The Story Behind the 100-Year-Old Photos That Proved General Relativity
8:30 a.m. EDT
Room: Salon 1
From 1907 to 1915, Einstein refined his theory of general relativity. But the theory remained controversial until four years later, when astronomers Frank Dyson and Arthur Eddington finally proved that theory by leading two expeditions to take solar eclipse pictures that quantified the gravitational deflection of starlight near the eclipsed Sun. But Eddington and Dyson’s eclipse pictures and astrometrical calculations were not the first of their kind. In this session, learn the history behind astronomical photography and the inventions that made Eddington and Dyson’s eclipse photos possible.

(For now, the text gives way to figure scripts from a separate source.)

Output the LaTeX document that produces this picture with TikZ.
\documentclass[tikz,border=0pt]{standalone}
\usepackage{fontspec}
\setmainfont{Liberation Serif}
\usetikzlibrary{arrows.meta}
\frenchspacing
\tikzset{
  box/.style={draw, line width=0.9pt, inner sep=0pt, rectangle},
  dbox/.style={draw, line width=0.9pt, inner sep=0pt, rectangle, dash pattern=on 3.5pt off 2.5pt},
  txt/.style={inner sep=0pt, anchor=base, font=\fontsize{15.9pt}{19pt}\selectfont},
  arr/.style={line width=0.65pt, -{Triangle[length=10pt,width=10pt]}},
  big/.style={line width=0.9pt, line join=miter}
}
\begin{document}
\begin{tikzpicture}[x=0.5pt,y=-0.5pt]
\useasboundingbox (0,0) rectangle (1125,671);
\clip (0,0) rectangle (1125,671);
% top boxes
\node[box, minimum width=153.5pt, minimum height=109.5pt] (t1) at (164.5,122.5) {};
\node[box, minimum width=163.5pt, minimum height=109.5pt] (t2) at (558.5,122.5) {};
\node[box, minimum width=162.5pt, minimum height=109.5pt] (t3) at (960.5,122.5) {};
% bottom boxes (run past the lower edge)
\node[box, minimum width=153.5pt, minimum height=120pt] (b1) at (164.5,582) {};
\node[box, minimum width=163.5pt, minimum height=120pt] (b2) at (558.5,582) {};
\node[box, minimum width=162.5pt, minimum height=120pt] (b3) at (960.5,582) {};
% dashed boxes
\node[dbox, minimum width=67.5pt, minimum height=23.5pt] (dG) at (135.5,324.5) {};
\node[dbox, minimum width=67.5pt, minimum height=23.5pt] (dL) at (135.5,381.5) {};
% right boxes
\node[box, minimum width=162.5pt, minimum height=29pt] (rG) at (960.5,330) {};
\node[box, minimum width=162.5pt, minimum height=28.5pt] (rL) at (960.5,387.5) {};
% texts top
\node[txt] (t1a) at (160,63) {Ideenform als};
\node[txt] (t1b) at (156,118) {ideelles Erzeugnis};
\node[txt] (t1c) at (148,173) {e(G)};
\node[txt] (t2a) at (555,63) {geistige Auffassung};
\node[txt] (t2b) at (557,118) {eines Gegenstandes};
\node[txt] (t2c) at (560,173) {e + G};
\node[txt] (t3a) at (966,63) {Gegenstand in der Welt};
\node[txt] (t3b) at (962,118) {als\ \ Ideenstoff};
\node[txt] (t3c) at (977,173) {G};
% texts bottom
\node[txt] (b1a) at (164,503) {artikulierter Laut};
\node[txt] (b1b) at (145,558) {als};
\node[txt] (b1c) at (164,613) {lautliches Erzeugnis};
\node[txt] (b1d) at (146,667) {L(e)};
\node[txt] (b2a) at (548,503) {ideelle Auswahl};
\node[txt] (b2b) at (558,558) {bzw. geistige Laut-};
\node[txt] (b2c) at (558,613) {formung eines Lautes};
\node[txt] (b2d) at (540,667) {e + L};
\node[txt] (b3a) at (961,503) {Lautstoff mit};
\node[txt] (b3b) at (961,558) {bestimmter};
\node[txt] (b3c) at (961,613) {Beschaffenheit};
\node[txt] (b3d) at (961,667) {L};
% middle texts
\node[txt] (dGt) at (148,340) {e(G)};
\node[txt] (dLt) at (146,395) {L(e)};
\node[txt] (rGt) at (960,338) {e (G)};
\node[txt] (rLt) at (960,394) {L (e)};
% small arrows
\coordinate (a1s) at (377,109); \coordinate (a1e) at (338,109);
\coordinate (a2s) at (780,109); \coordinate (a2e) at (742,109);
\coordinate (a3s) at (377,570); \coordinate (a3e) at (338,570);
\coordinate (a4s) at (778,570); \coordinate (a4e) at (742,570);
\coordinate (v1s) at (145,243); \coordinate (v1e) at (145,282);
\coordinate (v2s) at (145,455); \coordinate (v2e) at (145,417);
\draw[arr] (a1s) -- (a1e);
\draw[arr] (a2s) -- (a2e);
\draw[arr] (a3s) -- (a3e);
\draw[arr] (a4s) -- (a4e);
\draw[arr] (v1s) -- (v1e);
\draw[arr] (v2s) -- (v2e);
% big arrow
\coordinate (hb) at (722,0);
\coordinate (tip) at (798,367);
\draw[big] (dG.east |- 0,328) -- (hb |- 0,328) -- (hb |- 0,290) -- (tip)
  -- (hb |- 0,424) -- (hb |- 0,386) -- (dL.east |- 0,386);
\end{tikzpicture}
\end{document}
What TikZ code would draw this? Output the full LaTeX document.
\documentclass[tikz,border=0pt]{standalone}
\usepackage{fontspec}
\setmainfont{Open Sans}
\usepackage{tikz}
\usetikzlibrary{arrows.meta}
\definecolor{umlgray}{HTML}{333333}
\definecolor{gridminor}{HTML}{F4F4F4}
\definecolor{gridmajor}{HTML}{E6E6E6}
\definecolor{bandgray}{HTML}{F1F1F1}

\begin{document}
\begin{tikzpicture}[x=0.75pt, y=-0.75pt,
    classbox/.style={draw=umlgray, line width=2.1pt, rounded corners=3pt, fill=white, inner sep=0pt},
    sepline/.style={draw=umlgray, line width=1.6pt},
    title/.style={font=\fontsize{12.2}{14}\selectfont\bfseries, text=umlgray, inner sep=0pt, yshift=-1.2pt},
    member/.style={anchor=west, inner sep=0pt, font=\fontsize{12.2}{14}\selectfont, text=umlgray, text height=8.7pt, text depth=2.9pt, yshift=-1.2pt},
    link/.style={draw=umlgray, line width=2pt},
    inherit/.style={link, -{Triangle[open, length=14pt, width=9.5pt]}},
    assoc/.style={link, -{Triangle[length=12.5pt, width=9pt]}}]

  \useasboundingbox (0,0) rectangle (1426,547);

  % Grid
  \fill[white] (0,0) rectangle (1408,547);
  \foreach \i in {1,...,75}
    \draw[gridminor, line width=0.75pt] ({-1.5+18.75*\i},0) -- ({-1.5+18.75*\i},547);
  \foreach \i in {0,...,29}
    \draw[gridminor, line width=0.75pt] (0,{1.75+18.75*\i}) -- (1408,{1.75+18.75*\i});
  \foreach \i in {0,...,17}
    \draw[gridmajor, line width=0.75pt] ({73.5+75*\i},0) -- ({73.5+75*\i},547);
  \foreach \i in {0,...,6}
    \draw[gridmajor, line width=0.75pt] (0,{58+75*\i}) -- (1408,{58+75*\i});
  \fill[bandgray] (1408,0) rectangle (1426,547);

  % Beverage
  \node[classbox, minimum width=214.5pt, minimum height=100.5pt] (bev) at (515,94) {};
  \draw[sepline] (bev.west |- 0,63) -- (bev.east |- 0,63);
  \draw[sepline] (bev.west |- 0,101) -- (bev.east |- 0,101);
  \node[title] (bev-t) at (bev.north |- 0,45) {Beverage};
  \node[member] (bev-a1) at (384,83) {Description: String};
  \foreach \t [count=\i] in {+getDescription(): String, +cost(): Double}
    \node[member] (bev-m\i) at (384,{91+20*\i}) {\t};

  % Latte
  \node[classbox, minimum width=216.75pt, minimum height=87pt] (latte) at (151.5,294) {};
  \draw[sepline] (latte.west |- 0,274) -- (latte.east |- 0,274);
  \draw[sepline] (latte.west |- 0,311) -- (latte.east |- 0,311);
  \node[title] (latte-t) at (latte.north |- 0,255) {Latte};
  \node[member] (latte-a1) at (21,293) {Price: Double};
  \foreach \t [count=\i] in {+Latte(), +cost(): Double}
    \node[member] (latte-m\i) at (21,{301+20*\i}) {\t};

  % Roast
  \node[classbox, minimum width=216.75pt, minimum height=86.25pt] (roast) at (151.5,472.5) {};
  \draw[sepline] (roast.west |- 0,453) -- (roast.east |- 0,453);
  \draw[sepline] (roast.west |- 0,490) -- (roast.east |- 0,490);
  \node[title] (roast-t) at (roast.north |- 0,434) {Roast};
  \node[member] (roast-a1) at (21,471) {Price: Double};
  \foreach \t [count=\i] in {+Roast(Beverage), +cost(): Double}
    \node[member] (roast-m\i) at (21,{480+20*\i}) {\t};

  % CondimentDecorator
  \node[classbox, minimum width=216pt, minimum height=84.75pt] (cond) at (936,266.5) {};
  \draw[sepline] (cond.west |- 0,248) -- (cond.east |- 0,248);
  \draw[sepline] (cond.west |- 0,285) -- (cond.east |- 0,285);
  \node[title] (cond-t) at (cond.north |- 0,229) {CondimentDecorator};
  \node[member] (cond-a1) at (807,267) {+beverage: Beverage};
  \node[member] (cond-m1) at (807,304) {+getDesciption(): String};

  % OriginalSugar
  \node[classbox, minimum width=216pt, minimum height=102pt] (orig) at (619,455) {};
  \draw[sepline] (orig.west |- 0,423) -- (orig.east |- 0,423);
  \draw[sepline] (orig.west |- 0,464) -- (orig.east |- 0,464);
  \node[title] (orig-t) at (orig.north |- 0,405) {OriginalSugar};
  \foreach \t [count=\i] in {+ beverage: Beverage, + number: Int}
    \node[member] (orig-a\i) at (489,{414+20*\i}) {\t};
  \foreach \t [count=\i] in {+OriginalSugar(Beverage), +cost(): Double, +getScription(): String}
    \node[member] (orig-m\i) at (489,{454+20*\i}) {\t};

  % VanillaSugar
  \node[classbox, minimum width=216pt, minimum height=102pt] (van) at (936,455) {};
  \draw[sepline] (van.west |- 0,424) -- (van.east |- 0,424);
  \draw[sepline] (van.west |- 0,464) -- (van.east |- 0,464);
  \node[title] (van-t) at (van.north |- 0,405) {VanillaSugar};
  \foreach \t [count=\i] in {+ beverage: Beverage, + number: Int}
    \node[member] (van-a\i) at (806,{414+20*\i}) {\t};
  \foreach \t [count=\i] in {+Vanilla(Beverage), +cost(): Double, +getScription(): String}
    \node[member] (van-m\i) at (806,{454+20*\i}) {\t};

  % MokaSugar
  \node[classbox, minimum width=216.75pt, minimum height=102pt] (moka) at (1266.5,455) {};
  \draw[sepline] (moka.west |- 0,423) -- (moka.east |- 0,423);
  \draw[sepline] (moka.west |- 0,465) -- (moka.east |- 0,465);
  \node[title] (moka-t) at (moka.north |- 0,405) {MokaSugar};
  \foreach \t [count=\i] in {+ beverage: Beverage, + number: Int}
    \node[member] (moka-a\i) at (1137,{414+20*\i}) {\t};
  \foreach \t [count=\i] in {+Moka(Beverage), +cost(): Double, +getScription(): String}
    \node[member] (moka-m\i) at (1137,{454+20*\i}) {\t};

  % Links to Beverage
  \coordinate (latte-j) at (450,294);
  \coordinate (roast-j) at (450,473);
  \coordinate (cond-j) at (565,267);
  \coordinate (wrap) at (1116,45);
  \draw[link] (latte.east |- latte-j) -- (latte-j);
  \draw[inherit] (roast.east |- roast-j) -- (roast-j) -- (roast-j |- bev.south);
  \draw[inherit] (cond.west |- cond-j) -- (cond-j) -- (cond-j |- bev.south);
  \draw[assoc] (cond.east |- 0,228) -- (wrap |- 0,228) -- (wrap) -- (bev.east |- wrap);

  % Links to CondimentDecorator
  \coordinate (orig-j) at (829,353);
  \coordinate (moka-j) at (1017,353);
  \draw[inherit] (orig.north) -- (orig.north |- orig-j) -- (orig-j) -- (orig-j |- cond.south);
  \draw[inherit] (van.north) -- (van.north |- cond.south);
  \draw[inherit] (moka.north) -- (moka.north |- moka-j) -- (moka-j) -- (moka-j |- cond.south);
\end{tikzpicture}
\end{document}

Contact: Matthew Stanley, New York University
Train-ing the LIGO Detector to Ignore the Noise
9:06 a.m. EDT
Room: Marquis C
The world’s largest gravitational wave observatory, LIGO, detects signals from celestial objects like black holes to map the universe. But its galactic focus is regularly disrupted by a uniquely terrestrial problem: seismic activity from trains that rumble by LIGO’s detectors each day. Here, scientists share what they’ve deduced about how these anthropogenic background noises impact LIGO’s ability to pick up gravitation waves and identify what types of events train noise is most likely to obscure.
Contact: Jane Glanzer, Louisiana State University
LIGO-Virgo-KAGRA Ramps Up Its Public Alert System
2:30 p.m. EDT
Room: Soho
Although it may be the best at recording gravitational waves from events like neutron star collisions, LIGO-Virgo-KAGRA (LVK) can’t detect any of the electromagnetic radiation that follows these events. Yet, studying electromagnetic and neutrino fallout is just as important for understanding the cosmos. That’s why LVK has a public alert system designed to let observatories and researchers know when it picks up significant gravitational waves. Here, scientists explain how they’ve further optimized this system to make LVK’s fourth observational run in December 2022 even more fruitful for astrophysical research.